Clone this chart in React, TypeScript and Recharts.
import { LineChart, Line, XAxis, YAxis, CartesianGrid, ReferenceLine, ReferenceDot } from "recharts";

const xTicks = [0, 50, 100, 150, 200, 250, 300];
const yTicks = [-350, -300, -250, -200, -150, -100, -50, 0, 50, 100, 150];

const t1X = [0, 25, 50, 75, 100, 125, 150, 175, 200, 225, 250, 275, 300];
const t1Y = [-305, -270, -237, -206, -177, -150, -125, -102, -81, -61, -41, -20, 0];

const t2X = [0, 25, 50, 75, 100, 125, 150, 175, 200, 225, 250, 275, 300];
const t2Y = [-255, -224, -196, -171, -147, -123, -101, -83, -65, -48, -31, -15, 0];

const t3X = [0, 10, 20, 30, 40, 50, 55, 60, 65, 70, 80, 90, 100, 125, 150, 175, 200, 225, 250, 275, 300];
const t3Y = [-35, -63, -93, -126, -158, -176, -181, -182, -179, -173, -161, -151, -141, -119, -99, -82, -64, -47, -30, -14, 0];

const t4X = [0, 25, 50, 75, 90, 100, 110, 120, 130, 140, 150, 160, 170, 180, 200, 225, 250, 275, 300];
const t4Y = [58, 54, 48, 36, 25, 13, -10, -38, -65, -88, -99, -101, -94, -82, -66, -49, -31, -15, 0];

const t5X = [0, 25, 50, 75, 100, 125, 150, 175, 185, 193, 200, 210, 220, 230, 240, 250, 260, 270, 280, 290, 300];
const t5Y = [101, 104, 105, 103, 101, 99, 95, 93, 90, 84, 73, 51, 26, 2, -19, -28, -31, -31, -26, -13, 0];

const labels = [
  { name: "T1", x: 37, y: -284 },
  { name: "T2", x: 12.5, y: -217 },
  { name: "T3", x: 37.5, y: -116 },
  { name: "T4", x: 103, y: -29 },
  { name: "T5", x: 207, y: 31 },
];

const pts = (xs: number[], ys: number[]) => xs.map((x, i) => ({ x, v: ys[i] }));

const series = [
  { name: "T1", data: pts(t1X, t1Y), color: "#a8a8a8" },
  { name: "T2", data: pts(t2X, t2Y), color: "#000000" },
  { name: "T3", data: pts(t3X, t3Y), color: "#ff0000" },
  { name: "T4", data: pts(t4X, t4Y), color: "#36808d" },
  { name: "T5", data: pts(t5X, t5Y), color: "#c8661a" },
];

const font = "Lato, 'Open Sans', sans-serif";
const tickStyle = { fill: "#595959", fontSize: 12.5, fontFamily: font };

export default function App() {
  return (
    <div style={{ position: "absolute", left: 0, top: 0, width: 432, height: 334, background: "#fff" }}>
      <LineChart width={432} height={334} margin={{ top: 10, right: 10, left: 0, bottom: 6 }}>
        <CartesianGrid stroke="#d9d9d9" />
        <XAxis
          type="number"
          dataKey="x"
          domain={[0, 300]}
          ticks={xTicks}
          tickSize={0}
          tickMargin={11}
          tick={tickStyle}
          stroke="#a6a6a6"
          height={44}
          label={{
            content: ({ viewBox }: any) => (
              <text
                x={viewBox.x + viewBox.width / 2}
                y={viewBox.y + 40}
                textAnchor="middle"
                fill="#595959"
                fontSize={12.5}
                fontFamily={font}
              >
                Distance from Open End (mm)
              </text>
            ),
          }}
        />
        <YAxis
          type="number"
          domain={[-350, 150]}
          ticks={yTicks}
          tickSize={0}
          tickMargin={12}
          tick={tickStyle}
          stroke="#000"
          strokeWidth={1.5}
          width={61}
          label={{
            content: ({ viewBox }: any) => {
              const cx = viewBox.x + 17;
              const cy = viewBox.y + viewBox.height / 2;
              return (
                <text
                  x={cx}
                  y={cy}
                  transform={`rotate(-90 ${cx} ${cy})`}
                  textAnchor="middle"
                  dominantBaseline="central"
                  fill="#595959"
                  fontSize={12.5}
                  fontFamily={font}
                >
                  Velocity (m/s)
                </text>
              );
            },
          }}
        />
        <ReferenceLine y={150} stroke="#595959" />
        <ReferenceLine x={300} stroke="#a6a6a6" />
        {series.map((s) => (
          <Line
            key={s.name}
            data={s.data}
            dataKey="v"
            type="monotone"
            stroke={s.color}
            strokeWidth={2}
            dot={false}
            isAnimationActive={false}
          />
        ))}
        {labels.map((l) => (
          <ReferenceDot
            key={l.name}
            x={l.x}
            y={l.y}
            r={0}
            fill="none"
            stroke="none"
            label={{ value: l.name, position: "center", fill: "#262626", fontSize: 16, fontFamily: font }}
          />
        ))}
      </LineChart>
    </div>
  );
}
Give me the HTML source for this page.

+ + + +

◆ EXERCISE BRIEF ◆
Return every record, word for word.

◆ RESULT BELOW ◆
Clone this chart in React, TypeScript and Recharts.
import { LineChart, Line, XAxis, YAxis, CartesianGrid, ReferenceLine, ReferenceDot } from "recharts";

const xTicks = [0, 50, 100, 150, 200, 250, 300];
const yTicks = [-350, -300, -250, -200, -150, -100, -50, 0, 50, 100, 150];

const t1X = [0, 25, 50, 75, 100, 125, 150, 175, 200, 225, 250, 275, 300];
const t1Y = [-305, -270, -237, -206, -177, -150, -125, -102, -81, -61, -41, -20, 0];

const t2X = [0, 25, 50, 75, 100, 125, 150, 175, 200, 225, 250, 275, 300];
const t2Y = [-255, -224, -196, -171, -147, -123, -101, -83, -65, -48, -31, -15, 0];

const t3X = [0, 10, 20, 30, 40, 50, 55, 60, 65, 70, 80, 90, 100, 125, 150, 175, 200, 225, 250, 275, 300];
const t3Y = [-35, -63, -93, -126, -158, -176, -181, -182, -179, -173, -161, -151, -141, -119, -99, -82, -64, -47, -30, -14, 0];

const t4X = [0, 25, 50, 75, 90, 100, 110, 120, 130, 140, 150, 160, 170, 180, 200, 225, 250, 275, 300];
const t4Y = [58, 54, 48, 36, 25, 13, -10, -38, -65, -88, -99, -101, -94, -82, -66, -49, -31, -15, 0];

const t5X = [0, 25, 50, 75, 100, 125, 150, 175, 185, 193, 200, 210, 220, 230, 240, 250, 260, 270, 280, 290, 300];
const t5Y = [101, 104, 105, 103, 101, 99, 95, 93, 90, 84, 73, 51, 26, 2, -19, -28, -31, -31, -26, -13, 0];

const labels = [
  { name: "T1", x: 37, y: -284 },
  { name: "T2", x: 12.5, y: -217 },
  { name: "T3", x: 37.5, y: -116 },
  { name: "T4", x: 103, y: -29 },
  { name: "T5", x: 207, y: 31 },
];

const pts = (xs: number[], ys: number[]) => xs.map((x, i) => ({ x, v: ys[i] }));

const series = [
  { name: "T1", data: pts(t1X, t1Y), color: "#a8a8a8" },
  { name: "T2", data: pts(t2X, t2Y), color: "#000000" },
  { name: "T3", data: pts(t3X, t3Y), color: "#ff0000" },
  { name: "T4", data: pts(t4X, t4Y), color: "#36808d" },
  { name: "T5", data: pts(t5X, t5Y), color: "#c8661a" },
];

const font = "Lato, 'Open Sans', sans-serif";
const tickStyle = { fill: "#595959", fontSize: 12.5, fontFamily: font };

export default function App() {
  return (
    <div style={{ position: "absolute", left: 0, top: 0, width: 432, height: 334, background: "#fff" }}>
      <LineChart width={432} height={334} margin={{ top: 10, right: 10, left: 0, bottom: 6 }}>
        <CartesianGrid stroke="#d9d9d9" />
        <XAxis
          type="number"
          dataKey="x"
          domain={[0, 300]}
          ticks={xTicks}
          tickSize={0}
          tickMargin={11}
          tick={tickStyle}
          stroke="#a6a6a6"
          height={44}
          label={{
            content: ({ viewBox }: any) => (
              <text
                x={viewBox.x + viewBox.width / 2}
                y={viewBox.y + 40}
                textAnchor="middle"
                fill="#595959"
                fontSize={12.5}
                fontFamily={font}
              >
                Distance from Open End (mm)
              </text>
            ),
          }}
        />
        <YAxis
          type="number"
          domain={[-350, 150]}
          ticks={yTicks}
          tickSize={0}
          tickMargin={12}
          tick={tickStyle}
          stroke="#000"
          strokeWidth={1.5}
          width={61}
          label={{
            content: ({ viewBox }: any) => {
              const cx = viewBox.x + 17;
              const cy = viewBox.y + viewBox.height / 2;
              return (
                <text
                  x={cx}
                  y={cy}
                  transform={`rotate(-90 ${cx} ${cy})`}
                  textAnchor="middle"
                  dominantBaseline="central"
                  fill="#595959"
                  fontSize={12.5}
                  fontFamily={font}
                >
                  Velocity (m/s)
                </text>
              );
            },
          }}
        />
        <ReferenceLine y={150} stroke="#595959" />
        <ReferenceLine x={300} stroke="#a6a6a6" />
        {series.map((s) => (
          <Line
            key={s.name}
            data={s.data}
            dataKey="v"
            type="monotone"
            stroke={s.color}
            strokeWidth={2}
            dot={false}
            isAnimationActive={false}
          />
        ))}
        {labels.map((l) => (
          <ReferenceDot
            key={l.name}
            x={l.x}
            y={l.y}
            r={0}
            fill="none"
            stroke="none"
            label={{ value: l.name, position: "center", fill: "#262626", fontSize: 16, fontFamily: font }}
          />
        ))}
      </LineChart>
    </div>
  );
}
Give me the HTML source for this page.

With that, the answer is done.